# [Problem description]
Leave out the pictures and reproduce all of the data exactly.

# [Information supplied]

— Start —

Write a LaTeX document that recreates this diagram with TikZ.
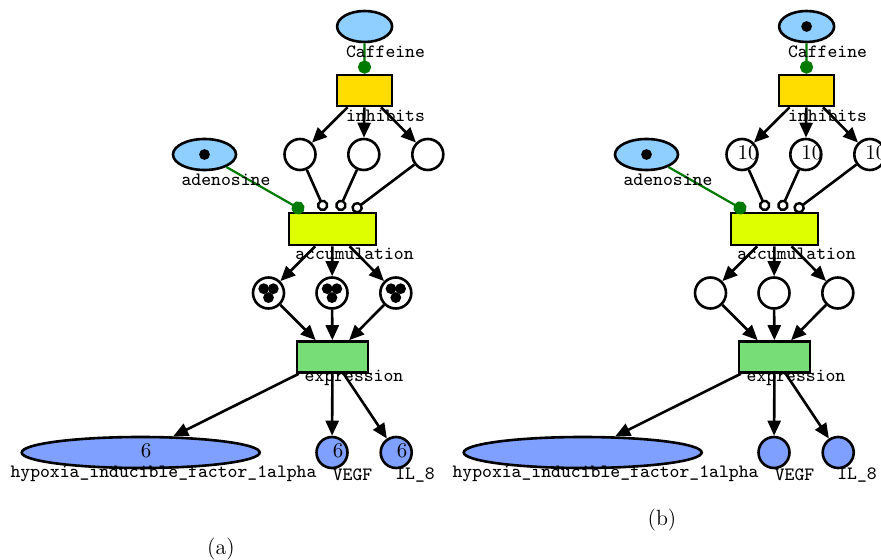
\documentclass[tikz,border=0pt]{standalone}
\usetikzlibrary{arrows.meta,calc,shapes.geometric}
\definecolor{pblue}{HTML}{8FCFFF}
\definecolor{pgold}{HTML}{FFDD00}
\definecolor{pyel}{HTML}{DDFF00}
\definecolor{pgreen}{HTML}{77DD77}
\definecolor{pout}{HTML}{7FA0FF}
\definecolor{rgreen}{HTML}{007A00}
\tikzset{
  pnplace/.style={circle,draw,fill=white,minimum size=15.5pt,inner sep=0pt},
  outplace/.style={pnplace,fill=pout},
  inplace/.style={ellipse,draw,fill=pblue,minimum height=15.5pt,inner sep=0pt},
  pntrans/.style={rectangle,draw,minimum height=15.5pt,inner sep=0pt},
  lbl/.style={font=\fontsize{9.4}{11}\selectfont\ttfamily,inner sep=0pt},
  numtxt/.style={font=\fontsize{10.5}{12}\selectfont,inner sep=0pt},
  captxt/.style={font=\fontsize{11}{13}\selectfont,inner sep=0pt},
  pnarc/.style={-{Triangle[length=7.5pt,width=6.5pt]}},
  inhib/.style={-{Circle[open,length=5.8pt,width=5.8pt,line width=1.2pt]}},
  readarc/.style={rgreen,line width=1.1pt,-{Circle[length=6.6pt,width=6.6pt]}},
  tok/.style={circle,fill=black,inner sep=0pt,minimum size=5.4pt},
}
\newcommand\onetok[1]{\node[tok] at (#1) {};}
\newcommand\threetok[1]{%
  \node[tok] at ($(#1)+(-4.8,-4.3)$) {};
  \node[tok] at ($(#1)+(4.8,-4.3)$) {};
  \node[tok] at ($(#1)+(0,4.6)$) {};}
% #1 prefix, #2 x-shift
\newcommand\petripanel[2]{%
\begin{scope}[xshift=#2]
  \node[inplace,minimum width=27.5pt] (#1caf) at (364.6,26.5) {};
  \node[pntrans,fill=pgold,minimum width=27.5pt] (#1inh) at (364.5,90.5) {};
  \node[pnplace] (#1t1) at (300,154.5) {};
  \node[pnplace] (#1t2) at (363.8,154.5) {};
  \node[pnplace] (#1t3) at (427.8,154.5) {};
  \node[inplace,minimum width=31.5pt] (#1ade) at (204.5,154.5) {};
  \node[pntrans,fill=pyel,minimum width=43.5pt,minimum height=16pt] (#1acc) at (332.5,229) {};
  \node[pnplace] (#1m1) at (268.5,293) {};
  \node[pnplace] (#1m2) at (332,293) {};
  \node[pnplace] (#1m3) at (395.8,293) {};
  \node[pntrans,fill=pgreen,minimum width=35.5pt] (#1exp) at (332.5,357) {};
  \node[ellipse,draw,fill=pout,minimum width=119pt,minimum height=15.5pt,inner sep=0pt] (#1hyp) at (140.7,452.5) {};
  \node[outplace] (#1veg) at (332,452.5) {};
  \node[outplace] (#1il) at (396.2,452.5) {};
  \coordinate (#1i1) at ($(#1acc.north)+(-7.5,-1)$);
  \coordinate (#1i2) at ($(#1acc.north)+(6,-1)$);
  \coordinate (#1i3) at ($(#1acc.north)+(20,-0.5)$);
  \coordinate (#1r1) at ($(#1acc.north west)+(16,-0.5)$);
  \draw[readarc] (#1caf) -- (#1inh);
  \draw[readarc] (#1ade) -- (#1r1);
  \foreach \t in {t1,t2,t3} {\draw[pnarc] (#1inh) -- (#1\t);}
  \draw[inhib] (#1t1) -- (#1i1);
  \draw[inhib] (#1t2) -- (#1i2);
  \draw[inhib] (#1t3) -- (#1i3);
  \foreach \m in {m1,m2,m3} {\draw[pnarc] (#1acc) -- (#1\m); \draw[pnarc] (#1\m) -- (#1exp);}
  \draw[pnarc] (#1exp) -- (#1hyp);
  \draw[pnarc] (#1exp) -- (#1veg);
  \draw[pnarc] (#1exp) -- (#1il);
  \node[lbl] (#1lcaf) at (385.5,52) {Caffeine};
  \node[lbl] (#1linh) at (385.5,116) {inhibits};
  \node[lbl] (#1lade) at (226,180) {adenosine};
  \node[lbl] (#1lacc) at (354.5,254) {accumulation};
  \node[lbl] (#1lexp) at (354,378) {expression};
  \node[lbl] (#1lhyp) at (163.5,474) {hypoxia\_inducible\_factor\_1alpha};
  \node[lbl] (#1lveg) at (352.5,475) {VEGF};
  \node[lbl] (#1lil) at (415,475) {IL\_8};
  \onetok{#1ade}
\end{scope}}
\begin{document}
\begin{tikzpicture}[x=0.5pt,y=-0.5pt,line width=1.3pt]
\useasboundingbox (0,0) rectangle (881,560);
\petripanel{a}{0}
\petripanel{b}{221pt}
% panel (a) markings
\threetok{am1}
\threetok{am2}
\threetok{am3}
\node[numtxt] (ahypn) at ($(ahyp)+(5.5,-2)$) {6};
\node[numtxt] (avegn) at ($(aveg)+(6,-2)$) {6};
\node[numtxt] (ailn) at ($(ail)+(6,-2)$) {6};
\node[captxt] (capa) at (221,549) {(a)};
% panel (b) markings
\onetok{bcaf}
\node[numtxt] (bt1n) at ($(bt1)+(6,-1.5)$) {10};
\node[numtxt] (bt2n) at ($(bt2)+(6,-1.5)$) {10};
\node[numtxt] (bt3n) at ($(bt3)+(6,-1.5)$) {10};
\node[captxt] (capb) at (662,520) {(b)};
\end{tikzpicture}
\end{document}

— End —

# [Full response]
Write a LaTeX document that recreates this diagram with TikZ.
\documentclass[tikz,border=0pt]{standalone}
\usetikzlibrary{arrows.meta,calc,shapes.geometric}
\definecolor{pblue}{HTML}{8FCFFF}
\definecolor{pgold}{HTML}{FFDD00}
\definecolor{pyel}{HTML}{DDFF00}
\definecolor{pgreen}{HTML}{77DD77}
\definecolor{pout}{HTML}{7FA0FF}
\definecolor{rgreen}{HTML}{007A00}
\tikzset{
  pnplace/.style={circle,draw,fill=white,minimum size=15.5pt,inner sep=0pt},
  outplace/.style={pnplace,fill=pout},
  inplace/.style={ellipse,draw,fill=pblue,minimum height=15.5pt,inner sep=0pt},
  pntrans/.style={rectangle,draw,minimum height=15.5pt,inner sep=0pt},
  lbl/.style={font=\fontsize{9.4}{11}\selectfont\ttfamily,inner sep=0pt},
  numtxt/.style={font=\fontsize{10.5}{12}\selectfont,inner sep=0pt},
  captxt/.style={font=\fontsize{11}{13}\selectfont,inner sep=0pt},
  pnarc/.style={-{Triangle[length=7.5pt,width=6.5pt]}},
  inhib/.style={-{Circle[open,length=5.8pt,width=5.8pt,line width=1.2pt]}},
  readarc/.style={rgreen,line width=1.1pt,-{Circle[length=6.6pt,width=6.6pt]}},
  tok/.style={circle,fill=black,inner sep=0pt,minimum size=5.4pt},
}
\newcommand\onetok[1]{\node[tok] at (#1) {};}
\newcommand\threetok[1]{%
  \node[tok] at ($(#1)+(-4.8,-4.3)$) {};
  \node[tok] at ($(#1)+(4.8,-4.3)$) {};
  \node[tok] at ($(#1)+(0,4.6)$) {};}
% #1 prefix, #2 x-shift
\newcommand\petripanel[2]{%
\begin{scope}[xshift=#2]
  \node[inplace,minimum width=27.5pt] (#1caf) at (364.6,26.5) {};
  \node[pntrans,fill=pgold,minimum width=27.5pt] (#1inh) at (364.5,90.5) {};
  \node[pnplace] (#1t1) at (300,154.5) {};
  \node[pnplace] (#1t2) at (363.8,154.5) {};
  \node[pnplace] (#1t3) at (427.8,154.5) {};
  \node[inplace,minimum width=31.5pt] (#1ade) at (204.5,154.5) {};
  \node[pntrans,fill=pyel,minimum width=43.5pt,minimum height=16pt] (#1acc) at (332.5,229) {};
  \node[pnplace] (#1m1) at (268.5,293) {};
  \node[pnplace] (#1m2) at (332,293) {};
  \node[pnplace] (#1m3) at (395.8,293) {};
  \node[pntrans,fill=pgreen,minimum width=35.5pt] (#1exp) at (332.5,357) {};
  \node[ellipse,draw,fill=pout,minimum width=119pt,minimum height=15.5pt,inner sep=0pt] (#1hyp) at (140.7,452.5) {};
  \node[outplace] (#1veg) at (332,452.5) {};
  \node[outplace] (#1il) at (396.2,452.5) {};
  \coordinate (#1i1) at ($(#1acc.north)+(-7.5,-1)$);
  \coordinate (#1i2) at ($(#1acc.north)+(6,-1)$);
  \coordinate (#1i3) at ($(#1acc.north)+(20,-0.5)$);
  \coordinate (#1r1) at ($(#1acc.north west)+(16,-0.5)$);
  \draw[readarc] (#1caf) -- (#1inh);
  \draw[readarc] (#1ade) -- (#1r1);
  \foreach \t in {t1,t2,t3} {\draw[pnarc] (#1inh) -- (#1\t);}
  \draw[inhib] (#1t1) -- (#1i1);
  \draw[inhib] (#1t2) -- (#1i2);
  \draw[inhib] (#1t3) -- (#1i3);
  \foreach \m in {m1,m2,m3} {\draw[pnarc] (#1acc) -- (#1\m); \draw[pnarc] (#1\m) -- (#1exp);}
  \draw[pnarc] (#1exp) -- (#1hyp);
  \draw[pnarc] (#1exp) -- (#1veg);
  \draw[pnarc] (#1exp) -- (#1il);
  \node[lbl] (#1lcaf) at (385.5,52) {Caffeine};
  \node[lbl] (#1linh) at (385.5,116) {inhibits};
  \node[lbl] (#1lade) at (226,180) {adenosine};
  \node[lbl] (#1lacc) at (354.5,254) {accumulation};
  \node[lbl] (#1lexp) at (354,378) {expression};
  \node[lbl] (#1lhyp) at (163.5,474) {hypoxia\_inducible\_factor\_1alpha};
  \node[lbl] (#1lveg) at (352.5,475) {VEGF};
  \node[lbl] (#1lil) at (415,475) {IL\_8};
  \onetok{#1ade}
\end{scope}}
\begin{document}
\begin{tikzpicture}[x=0.5pt,y=-0.5pt,line width=1.3pt]
\useasboundingbox (0,0) rectangle (881,560);
\petripanel{a}{0}
\petripanel{b}{221pt}
% panel (a) markings
\threetok{am1}
\threetok{am2}
\threetok{am3}
\node[numtxt] (ahypn) at ($(ahyp)+(5.5,-2)$) {6};
\node[numtxt] (avegn) at ($(aveg)+(6,-2)$) {6};
\node[numtxt] (ailn) at ($(ail)+(6,-2)$) {6};
\node[captxt] (capa) at (221,549) {(a)};
% panel (b) markings
\onetok{bcaf}
\node[numtxt] (bt1n) at ($(bt1)+(6,-1.5)$) {10};
\node[numtxt] (bt2n) at ($(bt2)+(6,-1.5)$) {10};
\node[numtxt] (bt3n) at ($(bt3)+(6,-1.5)$) {10};
\node[captxt] (capb) at (662,520) {(b)};
\end{tikzpicture}
\end{document}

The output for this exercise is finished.